▶ _What this task involves_:
Return all of the data exactly as written, without the pictures.

----

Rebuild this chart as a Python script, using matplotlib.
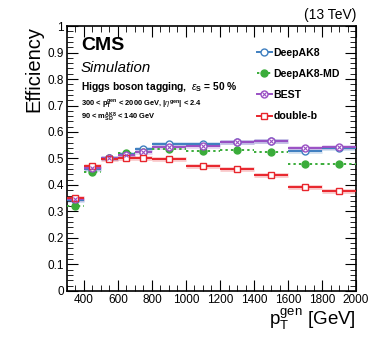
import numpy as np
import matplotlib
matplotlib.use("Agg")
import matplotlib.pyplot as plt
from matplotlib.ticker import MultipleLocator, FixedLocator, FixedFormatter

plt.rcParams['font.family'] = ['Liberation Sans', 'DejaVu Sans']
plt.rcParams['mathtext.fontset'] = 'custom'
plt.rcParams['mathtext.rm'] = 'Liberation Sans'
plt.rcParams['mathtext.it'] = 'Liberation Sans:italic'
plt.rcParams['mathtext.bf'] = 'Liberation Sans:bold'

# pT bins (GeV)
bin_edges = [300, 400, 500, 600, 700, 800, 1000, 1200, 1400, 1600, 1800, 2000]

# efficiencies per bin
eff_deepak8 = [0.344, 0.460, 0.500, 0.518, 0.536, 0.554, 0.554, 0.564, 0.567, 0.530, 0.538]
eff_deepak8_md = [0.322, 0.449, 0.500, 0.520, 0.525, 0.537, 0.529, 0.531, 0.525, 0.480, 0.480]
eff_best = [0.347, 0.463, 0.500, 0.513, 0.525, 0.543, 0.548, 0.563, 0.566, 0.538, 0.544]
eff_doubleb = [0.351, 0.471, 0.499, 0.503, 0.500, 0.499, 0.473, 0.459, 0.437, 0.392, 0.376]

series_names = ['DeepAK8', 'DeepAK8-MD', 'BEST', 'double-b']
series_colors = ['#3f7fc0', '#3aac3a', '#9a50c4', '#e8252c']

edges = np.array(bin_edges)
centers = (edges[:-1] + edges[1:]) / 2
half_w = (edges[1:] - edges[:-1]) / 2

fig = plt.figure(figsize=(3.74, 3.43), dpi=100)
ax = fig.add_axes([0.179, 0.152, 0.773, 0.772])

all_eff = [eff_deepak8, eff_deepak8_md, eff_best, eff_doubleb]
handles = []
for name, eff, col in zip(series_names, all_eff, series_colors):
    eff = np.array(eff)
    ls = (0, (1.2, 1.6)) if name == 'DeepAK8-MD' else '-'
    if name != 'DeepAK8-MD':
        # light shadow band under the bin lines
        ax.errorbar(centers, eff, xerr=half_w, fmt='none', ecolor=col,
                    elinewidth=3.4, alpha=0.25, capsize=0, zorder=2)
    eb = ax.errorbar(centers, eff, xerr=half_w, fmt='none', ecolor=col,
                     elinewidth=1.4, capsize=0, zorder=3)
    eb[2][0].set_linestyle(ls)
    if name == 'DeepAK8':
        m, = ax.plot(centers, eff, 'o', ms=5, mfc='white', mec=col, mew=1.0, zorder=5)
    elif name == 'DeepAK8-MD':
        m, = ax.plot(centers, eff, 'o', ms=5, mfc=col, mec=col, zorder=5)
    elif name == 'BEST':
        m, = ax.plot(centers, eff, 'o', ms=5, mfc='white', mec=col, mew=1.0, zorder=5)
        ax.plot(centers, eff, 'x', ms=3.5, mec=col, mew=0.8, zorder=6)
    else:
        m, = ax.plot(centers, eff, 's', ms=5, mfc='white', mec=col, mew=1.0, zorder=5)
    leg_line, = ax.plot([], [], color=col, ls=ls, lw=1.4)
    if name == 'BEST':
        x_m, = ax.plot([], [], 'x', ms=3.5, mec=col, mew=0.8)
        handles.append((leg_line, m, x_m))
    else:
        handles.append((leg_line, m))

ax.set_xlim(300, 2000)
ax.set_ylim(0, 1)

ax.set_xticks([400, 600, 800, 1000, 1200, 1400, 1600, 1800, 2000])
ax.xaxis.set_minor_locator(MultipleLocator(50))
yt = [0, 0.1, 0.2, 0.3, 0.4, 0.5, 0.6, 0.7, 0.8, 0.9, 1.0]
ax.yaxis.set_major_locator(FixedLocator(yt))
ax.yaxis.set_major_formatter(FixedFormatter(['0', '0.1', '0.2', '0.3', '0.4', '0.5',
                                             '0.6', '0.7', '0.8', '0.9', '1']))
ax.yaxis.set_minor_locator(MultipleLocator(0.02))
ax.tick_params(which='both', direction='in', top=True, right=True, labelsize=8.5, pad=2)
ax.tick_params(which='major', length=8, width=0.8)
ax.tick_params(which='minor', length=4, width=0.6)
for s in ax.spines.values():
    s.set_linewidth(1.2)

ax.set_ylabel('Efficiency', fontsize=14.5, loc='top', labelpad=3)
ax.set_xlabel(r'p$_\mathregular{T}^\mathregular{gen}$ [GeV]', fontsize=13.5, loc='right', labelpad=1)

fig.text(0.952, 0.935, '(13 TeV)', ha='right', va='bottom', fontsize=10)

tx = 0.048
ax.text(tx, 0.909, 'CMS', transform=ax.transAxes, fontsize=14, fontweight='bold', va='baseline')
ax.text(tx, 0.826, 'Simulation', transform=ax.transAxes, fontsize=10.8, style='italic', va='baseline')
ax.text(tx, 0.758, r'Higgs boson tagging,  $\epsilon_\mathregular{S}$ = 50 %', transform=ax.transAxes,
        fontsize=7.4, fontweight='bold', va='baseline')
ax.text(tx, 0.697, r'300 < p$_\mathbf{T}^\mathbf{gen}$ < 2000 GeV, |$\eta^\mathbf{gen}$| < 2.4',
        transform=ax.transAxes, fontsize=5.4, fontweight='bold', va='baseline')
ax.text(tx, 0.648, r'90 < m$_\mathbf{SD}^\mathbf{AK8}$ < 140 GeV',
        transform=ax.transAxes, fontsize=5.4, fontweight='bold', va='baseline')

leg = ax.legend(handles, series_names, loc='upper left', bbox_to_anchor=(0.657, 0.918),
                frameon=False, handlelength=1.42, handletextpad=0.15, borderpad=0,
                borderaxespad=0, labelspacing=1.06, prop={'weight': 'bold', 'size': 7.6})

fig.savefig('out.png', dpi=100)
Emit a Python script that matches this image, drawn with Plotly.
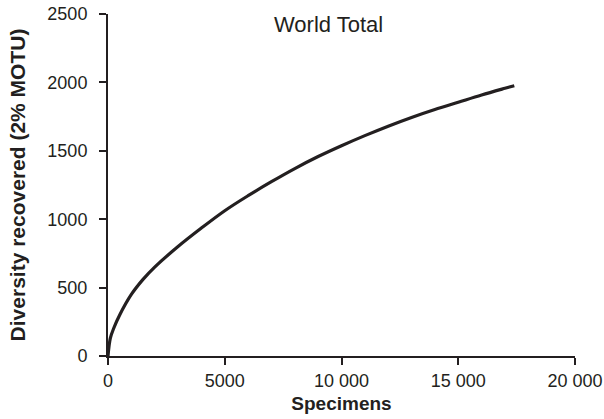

----

▶ _The solution_:
Rebuild this chart as a Python script, using matplotlib.
import numpy as np
import matplotlib
matplotlib.use("Agg")
import matplotlib.pyplot as plt
from matplotlib.ticker import MultipleLocator, FixedLocator, FixedFormatter

plt.rcParams['font.family'] = ['Liberation Sans', 'DejaVu Sans']
plt.rcParams['mathtext.fontset'] = 'custom'
plt.rcParams['mathtext.rm'] = 'Liberation Sans'
plt.rcParams['mathtext.it'] = 'Liberation Sans:italic'
plt.rcParams['mathtext.bf'] = 'Liberation Sans:bold'

# pT bins (GeV)
bin_edges = [300, 400, 500, 600, 700, 800, 1000, 1200, 1400, 1600, 1800, 2000]

# efficiencies per bin
eff_deepak8 = [0.344, 0.460, 0.500, 0.518, 0.536, 0.554, 0.554, 0.564, 0.567, 0.530, 0.538]
eff_deepak8_md = [0.322, 0.449, 0.500, 0.520, 0.525, 0.537, 0.529, 0.531, 0.525, 0.480, 0.480]
eff_best = [0.347, 0.463, 0.500, 0.513, 0.525, 0.543, 0.548, 0.563, 0.566, 0.538, 0.544]
eff_doubleb = [0.351, 0.471, 0.499, 0.503, 0.500, 0.499, 0.473, 0.459, 0.437, 0.392, 0.376]

series_names = ['DeepAK8', 'DeepAK8-MD', 'BEST', 'double-b']
series_colors = ['#3f7fc0', '#3aac3a', '#9a50c4', '#e8252c']

edges = np.array(bin_edges)
centers = (edges[:-1] + edges[1:]) / 2
half_w = (edges[1:] - edges[:-1]) / 2

fig = plt.figure(figsize=(3.74, 3.43), dpi=100)
ax = fig.add_axes([0.179, 0.152, 0.773, 0.772])

all_eff = [eff_deepak8, eff_deepak8_md, eff_best, eff_doubleb]
handles = []
for name, eff, col in zip(series_names, all_eff, series_colors):
    eff = np.array(eff)
    ls = (0, (1.2, 1.6)) if name == 'DeepAK8-MD' else '-'
    if name != 'DeepAK8-MD':
        # light shadow band under the bin lines
        ax.errorbar(centers, eff, xerr=half_w, fmt='none', ecolor=col,
                    elinewidth=3.4, alpha=0.25, capsize=0, zorder=2)
    eb = ax.errorbar(centers, eff, xerr=half_w, fmt='none', ecolor=col,
                     elinewidth=1.4, capsize=0, zorder=3)
    eb[2][0].set_linestyle(ls)
    if name == 'DeepAK8':
        m, = ax.plot(centers, eff, 'o', ms=5, mfc='white', mec=col, mew=1.0, zorder=5)
    elif name == 'DeepAK8-MD':
        m, = ax.plot(centers, eff, 'o', ms=5, mfc=col, mec=col, zorder=5)
    elif name == 'BEST':
        m, = ax.plot(centers, eff, 'o', ms=5, mfc='white', mec=col, mew=1.0, zorder=5)
        ax.plot(centers, eff, 'x', ms=3.5, mec=col, mew=0.8, zorder=6)
    else:
        m, = ax.plot(centers, eff, 's', ms=5, mfc='white', mec=col, mew=1.0, zorder=5)
    leg_line, = ax.plot([], [], color=col, ls=ls, lw=1.4)
    if name == 'BEST':
        x_m, = ax.plot([], [], 'x', ms=3.5, mec=col, mew=0.8)
        handles.append((leg_line, m, x_m))
    else:
        handles.append((leg_line, m))

ax.set_xlim(300, 2000)
ax.set_ylim(0, 1)

ax.set_xticks([400, 600, 800, 1000, 1200, 1400, 1600, 1800, 2000])
ax.xaxis.set_minor_locator(MultipleLocator(50))
yt = [0, 0.1, 0.2, 0.3, 0.4, 0.5, 0.6, 0.7, 0.8, 0.9, 1.0]
ax.yaxis.set_major_locator(FixedLocator(yt))
ax.yaxis.set_major_formatter(FixedFormatter(['0', '0.1', '0.2', '0.3', '0.4', '0.5',
                                             '0.6', '0.7', '0.8', '0.9', '1']))
ax.yaxis.set_minor_locator(MultipleLocator(0.02))
ax.tick_params(which='both', direction='in', top=True, right=True, labelsize=8.5, pad=2)
ax.tick_params(which='major', length=8, width=0.8)
ax.tick_params(which='minor', length=4, width=0.6)
for s in ax.spines.values():
    s.set_linewidth(1.2)

ax.set_ylabel('Efficiency', fontsize=14.5, loc='top', labelpad=3)
ax.set_xlabel(r'p$_\mathregular{T}^\mathregular{gen}$ [GeV]', fontsize=13.5, loc='right', labelpad=1)

fig.text(0.952, 0.935, '(13 TeV)', ha='right', va='bottom', fontsize=10)

tx = 0.048
ax.text(tx, 0.909, 'CMS', transform=ax.transAxes, fontsize=14, fontweight='bold', va='baseline')
ax.text(tx, 0.826, 'Simulation', transform=ax.transAxes, fontsize=10.8, style='italic', va='baseline')
ax.text(tx, 0.758, r'Higgs boson tagging,  $\epsilon_\mathregular{S}$ = 50 %', transform=ax.transAxes,
        fontsize=7.4, fontweight='bold', va='baseline')
ax.text(tx, 0.697, r'300 < p$_\mathbf{T}^\mathbf{gen}$ < 2000 GeV, |$\eta^\mathbf{gen}$| < 2.4',
        transform=ax.transAxes, fontsize=5.4, fontweight='bold', va='baseline')
ax.text(tx, 0.648, r'90 < m$_\mathbf{SD}^\mathbf{AK8}$ < 140 GeV',
        transform=ax.transAxes, fontsize=5.4, fontweight='bold', va='baseline')

leg = ax.legend(handles, series_names, loc='upper left', bbox_to_anchor=(0.657, 0.918),
                frameon=False, handlelength=1.42, handletextpad=0.15, borderpad=0,
                borderaxespad=0, labelspacing=1.06, prop={'weight': 'bold', 'size': 7.6})

fig.savefig('out.png', dpi=100)
Emit a Python script that matches this image, drawn with Plotly.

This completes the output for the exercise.